Unit 1 - Exploring Data Flashcards
What are 2 measures of center?
Mean and median
What are 3 measures of spread?
Standard Deviation, Interquartile Range, Range
What is the difference between quantitative and categorical data?
Quantitative data = number data
Categorical data = word data
What graphs are appropriate for categorical data?
Pie charts and bar charts
What graphs are appropriate for quantitative data?
Histograms, box plots, stem plots, dot plots.
Which graphs retain individual observations?
Stem plots and dot plots
About how many bars should your histogram have?
About 5 or 6
When describing a distribution, what 3 things should you include?
Shape, center, spread
A distribution that has approximately the same frequency for each data value is ___________.
Uniform
A distribution that has a greater frequency of large values is __________________.
Left Skew
A distribution that has a greater frequency of small values is _________________.
Right Skew
The mean is pulled in the direction of the _______.
Skew and outliers
In a left skewed distribution, the median is ___________ than the mean.
greater than
In a unimodal and symmetrical distribution, the mean is _________________ the median.
about the same as
Define statistic
a number that describes a sample (like sample mean, sample median, sample min, etc)
Define parameter
a number that describes a population (like population mean, population range, etc)

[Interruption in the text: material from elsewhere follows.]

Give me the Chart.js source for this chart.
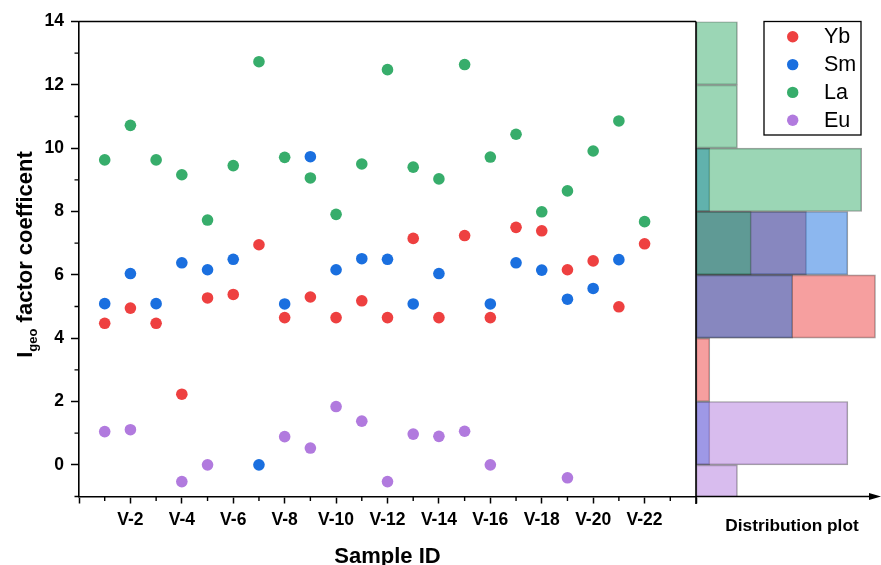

What is a 5 number summary?
Min, Q1, Median, Q3, Max
What is the formula for calculating the upper boundary for outliers?
Q3 + 1.5(IQR)
What is the formula for calculating the lower boundary for outliers?
Q1 - 1.5(IQR)
For what kind of distributions do we prefer to use the median and IQR?
Skewed distributions
What measure of center and spread do we use if a distribution is approximately symmetrical?
Mean and Standard Deviation
What does it mean if a statistic is resistant?
The statistic is not easily influenced or changed by skew and outliers
What does it mean if a statistic is non-resistant?
The statistic is easily influenced and changed by skew and outliers
Name 2 resistant statistics.
Median, IQR
Name 2 non-resistant statistics
Mean, Standard Deviation
The median of a data set of the price of school lunch items is $2.35. Interpret this number.
The average price of school lunch items is $2.35.
The standard deviation of a data set of the price of school lunch items is $0.48. Interpret this number.
0.48 is the average deviation of school lunch prices from the mean school lunch price
Which graphs are most appropriate for large data sets, or data with a large range of numbers?
Histograms and box plots
What is the symbol for sample mean?
X-bar
What is the symbol for population mean?
Mew
What is the symbol for sample standard deviation?
s
What is the symbol for population standard deviation?
sigma
If you add or subtract the same value to every number in a data set, what happens to the measures of location (mean, median, min, max, percentiles)?
They change.
If you add or subtract the same value to every number in a data set, what happens to the measures of spread (range, IQR, S.D.)?
The stay the same.
If you multiply or divide the numbers in a data set, which summary statistics will change.
All of them: mean, median, range, IQR, S.D. etc.